╭──

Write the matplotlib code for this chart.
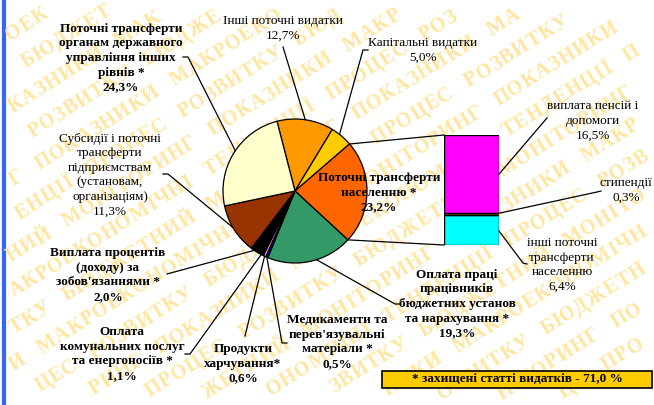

╰──
╭──

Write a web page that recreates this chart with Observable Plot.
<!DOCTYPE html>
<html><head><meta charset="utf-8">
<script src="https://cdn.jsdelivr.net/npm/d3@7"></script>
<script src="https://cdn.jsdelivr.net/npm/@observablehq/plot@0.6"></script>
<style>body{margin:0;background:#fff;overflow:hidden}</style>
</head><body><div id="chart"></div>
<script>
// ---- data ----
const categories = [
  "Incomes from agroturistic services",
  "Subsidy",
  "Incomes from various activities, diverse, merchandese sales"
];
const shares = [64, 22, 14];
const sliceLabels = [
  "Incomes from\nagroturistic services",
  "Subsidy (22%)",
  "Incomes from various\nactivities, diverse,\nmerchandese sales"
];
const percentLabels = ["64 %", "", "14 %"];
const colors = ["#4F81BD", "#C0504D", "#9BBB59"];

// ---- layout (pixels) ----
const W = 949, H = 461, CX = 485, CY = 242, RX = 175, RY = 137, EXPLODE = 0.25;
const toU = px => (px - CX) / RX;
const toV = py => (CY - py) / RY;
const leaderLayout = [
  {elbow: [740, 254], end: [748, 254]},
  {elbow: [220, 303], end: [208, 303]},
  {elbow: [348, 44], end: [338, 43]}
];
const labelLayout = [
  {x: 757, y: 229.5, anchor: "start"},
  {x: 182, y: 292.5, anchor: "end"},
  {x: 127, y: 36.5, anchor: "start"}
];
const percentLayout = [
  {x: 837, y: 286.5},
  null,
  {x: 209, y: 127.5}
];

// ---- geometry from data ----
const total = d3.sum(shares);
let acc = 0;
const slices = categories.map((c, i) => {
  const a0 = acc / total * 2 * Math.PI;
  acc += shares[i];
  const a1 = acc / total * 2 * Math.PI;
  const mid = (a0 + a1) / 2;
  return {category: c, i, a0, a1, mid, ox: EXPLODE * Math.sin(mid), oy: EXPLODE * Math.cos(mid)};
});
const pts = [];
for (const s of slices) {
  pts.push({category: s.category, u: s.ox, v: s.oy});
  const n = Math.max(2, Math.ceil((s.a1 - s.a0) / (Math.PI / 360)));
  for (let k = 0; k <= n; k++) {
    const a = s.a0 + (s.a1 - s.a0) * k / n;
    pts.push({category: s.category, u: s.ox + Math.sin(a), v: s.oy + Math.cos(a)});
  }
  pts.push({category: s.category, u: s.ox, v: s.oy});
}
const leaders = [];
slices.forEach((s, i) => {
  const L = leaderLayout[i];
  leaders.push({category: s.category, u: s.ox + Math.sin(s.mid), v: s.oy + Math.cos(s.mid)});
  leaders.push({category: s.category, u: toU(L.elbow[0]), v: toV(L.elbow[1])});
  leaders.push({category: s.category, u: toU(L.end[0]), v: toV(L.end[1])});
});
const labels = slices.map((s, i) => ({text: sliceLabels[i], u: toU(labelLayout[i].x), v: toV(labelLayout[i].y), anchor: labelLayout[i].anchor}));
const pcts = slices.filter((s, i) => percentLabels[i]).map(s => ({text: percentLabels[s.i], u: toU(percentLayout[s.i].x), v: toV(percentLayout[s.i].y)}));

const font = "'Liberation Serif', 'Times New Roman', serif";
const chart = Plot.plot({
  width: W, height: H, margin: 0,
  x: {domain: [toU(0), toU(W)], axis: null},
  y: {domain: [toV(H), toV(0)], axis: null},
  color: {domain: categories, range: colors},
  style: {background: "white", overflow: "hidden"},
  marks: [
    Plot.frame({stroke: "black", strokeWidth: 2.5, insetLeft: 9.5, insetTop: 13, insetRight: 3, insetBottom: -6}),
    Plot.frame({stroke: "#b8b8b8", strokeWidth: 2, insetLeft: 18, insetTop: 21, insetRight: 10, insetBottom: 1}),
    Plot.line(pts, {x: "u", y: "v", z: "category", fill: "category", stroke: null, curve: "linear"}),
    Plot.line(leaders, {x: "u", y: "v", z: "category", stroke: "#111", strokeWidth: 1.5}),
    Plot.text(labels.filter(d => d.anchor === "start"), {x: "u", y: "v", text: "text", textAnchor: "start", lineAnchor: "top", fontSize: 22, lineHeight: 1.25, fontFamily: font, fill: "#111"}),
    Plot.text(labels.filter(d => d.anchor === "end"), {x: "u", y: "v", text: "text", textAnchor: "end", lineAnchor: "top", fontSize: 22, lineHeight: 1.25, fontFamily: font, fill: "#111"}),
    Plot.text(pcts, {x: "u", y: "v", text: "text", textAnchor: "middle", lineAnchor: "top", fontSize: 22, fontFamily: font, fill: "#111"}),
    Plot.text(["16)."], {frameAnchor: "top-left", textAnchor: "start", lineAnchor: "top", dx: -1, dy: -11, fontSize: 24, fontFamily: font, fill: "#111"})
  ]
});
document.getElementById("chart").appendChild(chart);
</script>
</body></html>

╰──

● **WHAT THIS TASK INVOLVES**
Only the number is required: the count of lines containing the word "chart".

● **RIGHT ANSWER**
5